Converter o modelo económico de baixos salários e baixas qualificações num modelo de maior valor acrescentado, segundo a CGTP, é fundamental, para o que apela ao desenvolvimento de “políticas de valorização dos trabalhadores, do trabalho e das qualificações, que previnam a perda constante dos trabalhadores mais qualificados para concorrentes externos”.
Existe, simultaneamente, a necessidade de criar infraestruturas tecnológicas adequadas, particularmente, redes internet de alta velocidade, que funcionem em todo o território nacional. “Ainda hoje há locais onde o 4G não chega, quanto mais o 5G. Não existe indústria 2.0 sem internet 5G”, aponta Andrea Araújo.
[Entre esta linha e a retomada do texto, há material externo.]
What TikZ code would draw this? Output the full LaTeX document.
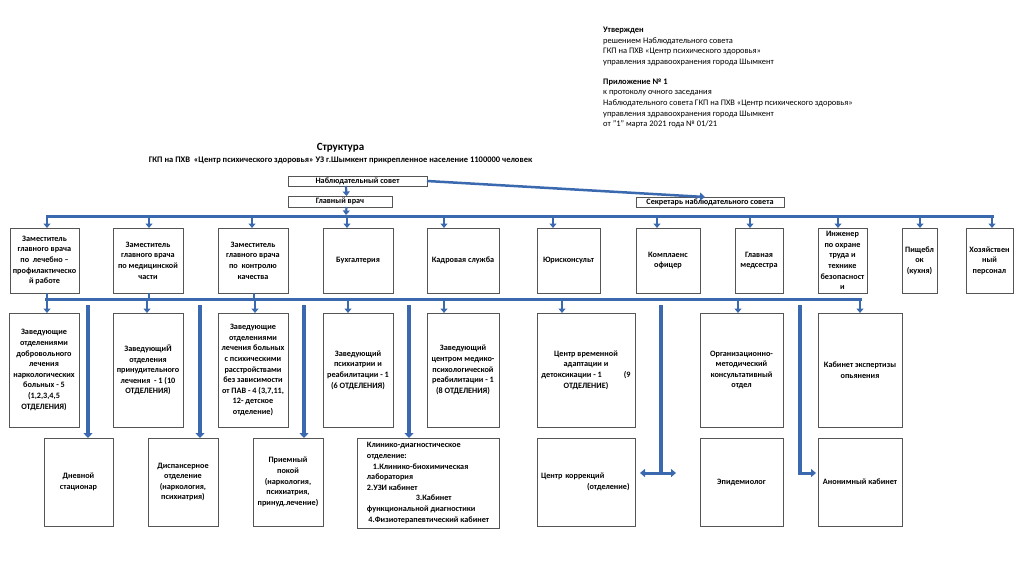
\documentclass[tikz,border=0pt]{standalone}
\usepackage{fontspec}
\setmainfont{Carlito}
\usetikzlibrary{arrows.meta,calc}
\definecolor{lnblue}{RGB}{59,105,175}
\definecolor{bxgray}{RGB}{85,85,85}
\newcommand\bx[7][]{\node[box,#1,minimum width={(#5)-(#3)},minimum height={(#6)-(#4)}] (#2) at ({((#3)+(#5))/2},{((#4)+(#6))/2}) {#7};}
\tikzset{
  box/.style={draw=bxgray, line width=0.8pt, fill=white, inner sep=0.3pt, outer sep=0pt, align=center,
    font=\bfseries\fontsize{8.2}{10.6}\selectfont},
  bus/.style={draw=lnblue, line width=3pt, line cap=rect},
  arr/.style={draw=lnblue, line width=2.2pt, -{Triangle[width=7pt,length=4.5pt]}},
  thk/.style={draw=lnblue, line width=4pt},
  thkarr/.style={draw=lnblue, line width=4pt, -{Triangle[width=9pt,length=5pt]}},
  dbl/.style={draw=lnblue, line width=3pt, {Triangle[width=8pt,length=5pt]}-{Triangle[width=8pt,length=5pt]}},
  sarr/.style={draw=lnblue, line width=3pt, -{Triangle[width=8pt,length=5pt]}},
}
\begin{document}
\begin{tikzpicture}[x=1pt,y=-1pt]
\useasboundingbox[fill=white] (0,0) rectangle (1024,576);

% approval block
\node[anchor=north west, align=left, inner sep=0, font=\fontsize{8.45}{10.55}\selectfont] (appr) at (603,27)
 {\textbf{Утвержден}\\решением Наблюдательного совета\\ГКП на ПХВ «Центр психического здоровья»\\управления здравоохранения города Шымкент\\[9.5pt]
  \textbf{Приложение № 1}\\к протоколу очного заседания\\Наблюдательного совета ГКП на ПХВ «Центр психического здоровья»\\управления здравоохранения города Шымкент\\от "1" марта 2021 года № 01/21};

% titles
\node[inner sep=0, font=\bfseries\fontsize{11}{13}\selectfont] (title) at (340.5,147.5) {Структура};
\node[inner sep=0, font=\bfseries\fontsize{8.5}{10}\selectfont] (sub) at (340.5,160.5) {ГКП на ПХВ\ \ «Центр психического здоровья» УЗ г.Шымкент прикрепленное население 1100000 человек};

% top boxes
\bx{ns}{288}{176}{427}{186}{Наблюдательный совет}
\bx{gv}{288}{196}{392}{207}{Главный врач}
\bx{sec}{636}{197}{784}{207}{Секретарь наблюдательного совета}

% row 1
\bx{r1a}{10}{228}{79}{293}{Заместитель\\главного врача\\по\ \ лечебно –\\профилактическо\\й работе}
\bx{r1b}{113}{228}{183}{293}{Заместитель\\главного врача\\по медицинской\\части}
\bx{r1c}{218}{228}{288}{293}{Заместитель\\главного врача\\по\ \ контролю\\качества}
\bx{r1d}{323}{228}{393}{293}{Бухгалтерия}
\bx{r1e}{427}{228}{499}{293}{Кадровая служба}
\bx{r1f}{537}{228}{600}{293}{Юрисконсульт}
\bx{r1g}{636}{228}{700}{293}{Комплаенс\\офицер}
\bx{r1h}{735}{228}{783}{293}{Главная\\медсестра}
\bx{r1i}{818}{228}{867}{293}{Инженер\\по охране\\труда и\\технике\\безопасност\\и}
\bx{r1j}{902}{228}{937}{293}{Пищебл\\ок\\(кухня)}
\bx{r1k}{966}{228}{1013}{293}{Хозяйствен\\ный\\персонал}

% row 2
\bx{r2a}{9}{313}{79}{427}{Заведующие\\отделениями\\добровольного\\лечения\\наркологических\\больных - 5\\(1,2,3,4,5\\ОТДЕЛЕНИЯ)}
\bx{r2b}{113}{313}{183}{427}{ЗаведующиЙ\\отделения\\принудительного\\лечения\ \ - 1 (10\\ОТДЕЛЕНИЯ)}
\bx{r2c}{218}{313}{288}{427}{Заведующие\\отделениями\\лечения больных\\с психическими\\расстройствами\\без зависимости\\от ПАВ - 4 (3,7,11,\\12- детское\\отделение)}
\bx{r2d}{323}{313}{393}{427}{Заведующий\\психиатрии и\\реабилитации - 1\\(6 ОТДЕЛЕНИЯ)}
\bx{r2e}{427}{313}{499}{427}{Заведующий\\центром медико-\\психологической\\реабилитации - 1\\(8 ОТДЕЛЕНИЯ)}
\bx{r2f}{537}{313}{635}{427}{Центр временной\\адаптации и\\детоксикации - 1\hspace{22pt}(9\\ОТДЕЛЕНИЕ)}
\bx{r2g}{700}{313}{783}{427}{Организационно-\\методический\\консультативный\\отдел}
\bx{r2h}{818}{313}{902}{427}{Кабинет экспертизы\\опьянения}

% row 3
\bx{r3a}{44}{438}{113}{526}{Дневной\\стационар}
\bx{r3b}{148}{438}{218}{526}{Диспансерное\\отделение\\(наркология,\\психиатрия)}
\bx{r3c}{253}{438}{323}{526}{Приемный\\покой\\(наркология,\\психиатрия,\\принуд.лечение)}
\bx[align=left]{r3d}{357}{438}{499}{528}{Клинико-диагностическое\\отделение:\\\hspace*{6pt}1.Клинико-биохимическая\\лаборатория\\2.УЗИ кабинет\\\hspace*{49pt}3.Кабинет\\функциональной диагностики\\\hspace*{1.5pt}4.Физиотерапевтический кабинет}
\bx[align=left, text width=90pt]{r3e}{537}{438}{635}{526}{Центр коррекций\\\hspace*{46pt}(отделение)}
\bx{r3f}{700}{438}{783}{526}{Эпидемиолог}
\bx{r3g}{818}{438}{902}{526}{Анонимный кабинет}

% connectors: council
\coordinate (secin) at ([xshift=-5pt]sec.north);
\draw[sarr, line width=2.5pt] (ns.east) -- (secin);
\draw[arr] ([xshift=-11.5pt]ns.south) -- ([xshift=6.5pt]gv.north);
\coordinate (b1) at (346,216);
\draw[arr] ([xshift=6.5pt]gv.south) -- ([yshift=1pt]b1);

% top bus
\coordinate (busL) at (47,216);
\coordinate (busR) at (992,216);
\draw[bus] (busL) -- (busR);
\foreach \n/\x in {r1a/47,r1b/149,r1c/252,r1d/347,r1e/444,r1f/553,r1g/657,r1h/750,r1i/838,r1j/920,r1k/992}
  \draw[arr] (\x,216) -- (\x,0 |- \n.north);

% second bus
\coordinate (cbL) at (46,299);
\coordinate (cbR) at (860,299);
\draw[bus] (cbL) -- (cbR);
\foreach \n/\x in {r1a/47,r1b/149,r1c/254}
  \draw[draw=lnblue, line width=2.2pt] (\x,0 |- \n.south) -- (\x,299);
\foreach \n/\x in {r2a/47,r2b/147,r2c/255,r2d/348,r2e/444,r2f/562,r2g/738,r2h/860}
  \draw[arr] (\x,299) -- (\x,0 |- \n.north);

% thick verticals to row 3
\foreach \n/\x in {r3a/88,r3b/200,r3c/304,r3d/409}
  \draw[thkarr] (\x,305) -- (\x,0 |- \n.north);
\coordinate (v5) at (661,305);
\coordinate (j5) at (661,473);
\coordinate (v6) at (800,305);
\coordinate (j6) at (800,473);
\draw[thk] (v5) -- (j5);
\draw[thk] (v6) -- (j6);
\coordinate (l5) at ([xshift=5pt]r3e.east |- j5);
\coordinate (r5) at (676,473);
\draw[dbl] (l5) -- (r5);
\coordinate (r6) at ([xshift=-2pt]r3g.west |- j6);
\draw[sarr] ([xshift=-2pt]j6) -- (r6);
\end{tikzpicture}
\end{document}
Em Portugal falta uma análise objetiva e extensa sobre as potencialidades de modernização e esta depende de setor para setor. Mas desde a agricultura ao setor extractivo, o uso de ferramentas de inteligência artificial é muito incipiente, para não dizer quase inexistente. Talvez se utilize a geolocalização na distribuição, mas não se usam ferramentas de inteligência artificial para a gestão dos recursos como a água, para a exploração e melhoria das colheitas, para a rega… O mesmo no setor extrativo ou na própria indústria, muito assente em empresas de pequena dimensão, baixo valor acrescentado e baixos salários e qualificação.
Por fim, a CGTP defende a necessidade de “uma política de substituição de importações que canalize para território nacional a produção e consumo de produtos de alto valor acrescentado”, bem como “a democratização do acesso ao conhecimento, à educação e ao ensino superior, apostando numa rede pública capaz de formar pessoal especializado em áreas como a inteligência artificial, sem que se percam para outros países”.